Por eso me gustó tanto conocer la función del lector de las fábricas de tabaco en Cuba, y me parece loable luchar por mantener vigente en estos tiempos una costumbre tan hermosa. En sus inicios, allá por 1865, algunos trabajadores de las llamadas “tabaquerías” eran designados para leer ante todos sus compañeros obras de literatura principalmente, pero también noticias del periódico o artículos de revistas.
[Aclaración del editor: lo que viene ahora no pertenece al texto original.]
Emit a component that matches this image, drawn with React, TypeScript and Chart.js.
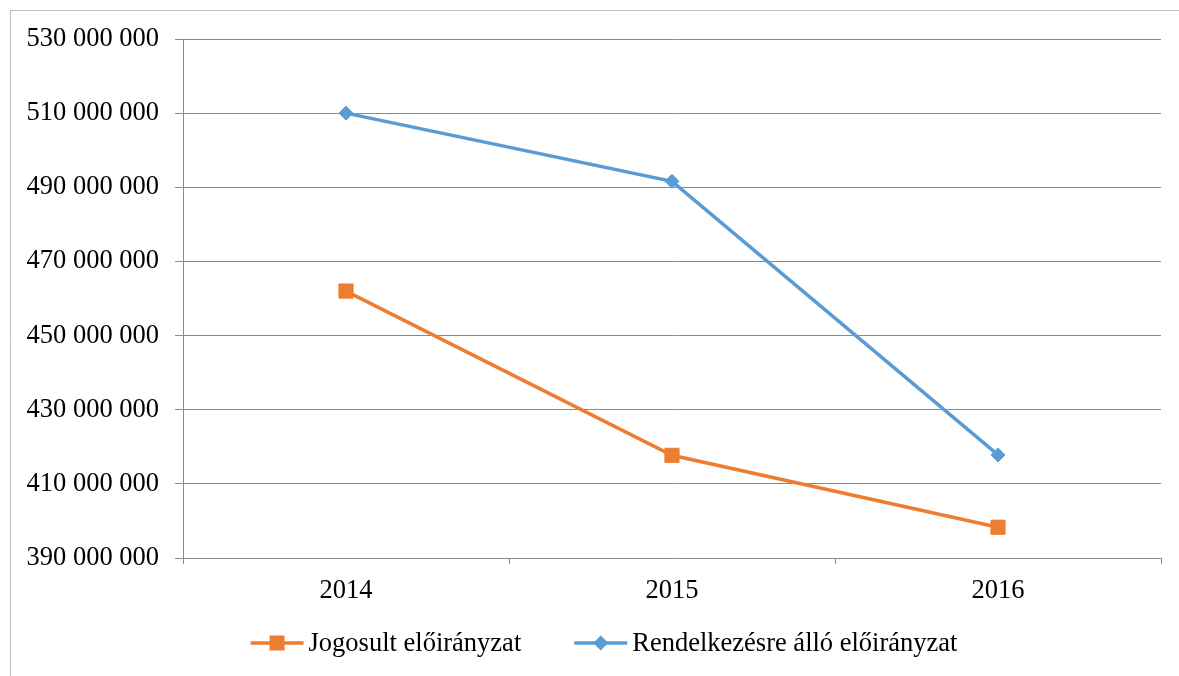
import React, { useEffect, useRef } from "react";
import { Chart, registerables } from "chart.js";

Chart.register(...registerables);

const categories = ["2014", "2015", "2016"];
const seriesNames = ["Jogosult előirányzat", "Rendelkezésre álló előirányzat"];
const jogosult = [462000000, 417700000, 398300000];
const rendelkezesre = [510000000, 491600000, 417800000];
const yMin = 390000000;
const yMax = 530000000;
const yStep = 20000000;

const ORANGE = "#ED7D31";
const BLUE = "#5B9BD5";
const GRID = "#8a8a8a";
const FONT = "'Liberation Serif', 'Times New Roman', serif";
const FONT_SIZE = 26.5;

const fmt = (v: number) => String(Math.round(v)).replace(/\B(?=(\d{3})+(?!\d))/g, " ");

const frame = {
  id: "frame",
  beforeDraw(chart: any) {
    const ctx = chart.ctx;
    ctx.save();
    ctx.strokeStyle = "#bdbdbd";
    ctx.lineWidth = 1;
    ctx.beginPath();
    ctx.moveTo(10.5, 676);
    ctx.lineTo(10.5, 10.5);
    ctx.lineTo(1179, 10.5);
    ctx.stroke();
    ctx.restore();
  },
};

const customLegend = {
  id: "customLegend",
  afterDraw(chart: any) {
    const ctx = chart.ctx;
    ctx.save();
    ctx.font = `${FONT_SIZE}px ${FONT}`;
    const lineLen = 53;
    const gapText = 5;
    const gapItems = 53;
    const items = chart.data.datasets.map((ds: any) => ({
      label: ds.label,
      color: ds.borderColor,
      style: ds.pointStyle,
      w: lineLen + gapText + ctx.measureText(ds.label).width,
    }));
    const total = items.reduce((s: number, it: any) => s + it.w, 0) + gapItems * (items.length - 1);
    let x = 604 - total / 2;
    const y = 643;
    items.forEach((it: any) => {
      ctx.strokeStyle = it.color;
      ctx.fillStyle = it.color;
      ctx.lineWidth = 3.5;
      ctx.beginPath();
      ctx.moveTo(x, y);
      ctx.lineTo(x + lineLen, y);
      ctx.stroke();
      const cx = x + lineLen / 2;
      ctx.beginPath();
      if (it.style === "rect") {
        ctx.rect(cx - 7.5, y - 7.5, 15, 15);
      } else {
        ctx.moveTo(cx - 7.5, y);
        ctx.lineTo(cx, y - 7.5);
        ctx.lineTo(cx + 7.5, y);
        ctx.lineTo(cx, y + 7.5);
        ctx.closePath();
      }
      ctx.fill();
      ctx.fillStyle = "#000";
      ctx.textBaseline = "alphabetic";
      ctx.textAlign = "left";
      ctx.fillText(it.label, x + lineLen + gapText, 651);
      x += it.w + gapItems;
    });
    ctx.restore();
  },
};

export default function App() {
  const ref = useRef<HTMLCanvasElement | null>(null);
  useEffect(() => {
    if (!ref.current) return;
    const chart = new Chart(ref.current, {
      type: "line",
      data: {
        labels: categories,
        datasets: [
          {
            label: seriesNames[0],
            data: jogosult,
            borderColor: ORANGE,
            backgroundColor: ORANGE,
            borderWidth: 3.5,
            pointStyle: "rect",
            pointRadius: 10,
            pointBorderWidth: 1,
            pointBackgroundColor: ORANGE,
            pointBorderColor: ORANGE,
            tension: 0,
          },
          {
            label: seriesNames[1],
            data: rendelkezesre,
            borderColor: BLUE,
            backgroundColor: BLUE,
            borderWidth: 3.5,
            pointStyle: "rectRot",
            pointRadius: 7,
            pointBorderWidth: 1,
            pointBackgroundColor: BLUE,
            pointBorderColor: BLUE,
            tension: 0,
          },
        ],
      },
      options: {
        responsive: false,
        animation: false,
        layout: { padding: { top: 39, right: 18, bottom: 58, left: 0 } },
        plugins: {
          legend: { display: false },
          tooltip: { enabled: false },
          title: { display: false },
        },
        scales: {
          x: {
            type: "category",
            offset: true,
            grid: {
              display: true,
              drawOnChartArea: false,
              drawTicks: true,
              tickLength: 6,
              color: GRID,
              offset: true,
            },
            border: { display: true, color: GRID },
            ticks: {
              color: "#000",
              font: { family: FONT, size: FONT_SIZE },
              padding: 11,
              maxRotation: 0,
            },
            afterFit: (scale: any) => {
              scale.height = 60;
            },
          },
          y: {
            min: yMin,
            max: yMax,
            grid: { color: GRID, tickLength: 8, drawTicks: true },
            border: { display: true, color: GRID },
            ticks: {
              stepSize: yStep,
              color: "#000",
              font: { family: FONT, size: FONT_SIZE },
              padding: 16,
              callback: (v: any) => fmt(Number(v)),
            },
            afterFit: (scale: any) => {
              scale.width = 183;
            },
          },
        },
      },
      plugins: [frame, customLegend],
    });
    return () => chart.destroy();
  }, []);
  return (
    <div style={{ position: "fixed", left: 0, top: 0, width: 1179, height: 676, background: "#fff" }}>
      <canvas ref={ref} width={1179} height={676} style={{ width: 1179, height: 676, display: "block" }} />
    </div>
  );
}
Y no precisamente porque fueran analfabetos – muchos no lo eran en absoluto –, sino porque la gente no tenía tiempo para leer, y porque esta actividad se impulsó desde el principio como una misión educativa y divulgativa, eligiéndose y alternándose cuidadosamente muchos clásicos de la literatura universal con piezas de actualidad o economía.

Tales prácticas no tenían analogía en otras partes del mundo, pero las fueron extendiendo los propios tabaqueros que emigraron de Cuba, y pronto esta tradición alcanzó a lugares como México, Puerto Rico, la República Dominicana y algunos núcleos en Estados Unidos, con mención especial para las ciudades de Tampa o Cayo Hueso en el estado de Florida, porque, sorprendentemente, se comprobó que la tarea de los “lectores de tabaquería” no sólo entretenía a los obreros, sino que además hacía aumentar la producción y elevaba el nivel cultural de la población.

Montecristo es, probablemente, la marca de cigarros más conocida del mundo, pero pocos sabrán que su nombre se origina en el personaje de la novela “El Conde de Montecristo, de Alejandro Dumas, que fue leída por entregas, con absoluta aceptación y éxito insospechado, en la fábrica de La Habana donde se fundó la marca en 1935.

Después de este dato revelador, reservo ya mi aguijón por hoy, pero dejo en el ambiente, envueltas en el humo de los puros habanos, las huellas de ese gusanillo de la literatura, y las del calor que puede aportar cuando se transmite oralmente. Dos deliciosas formas de veneno.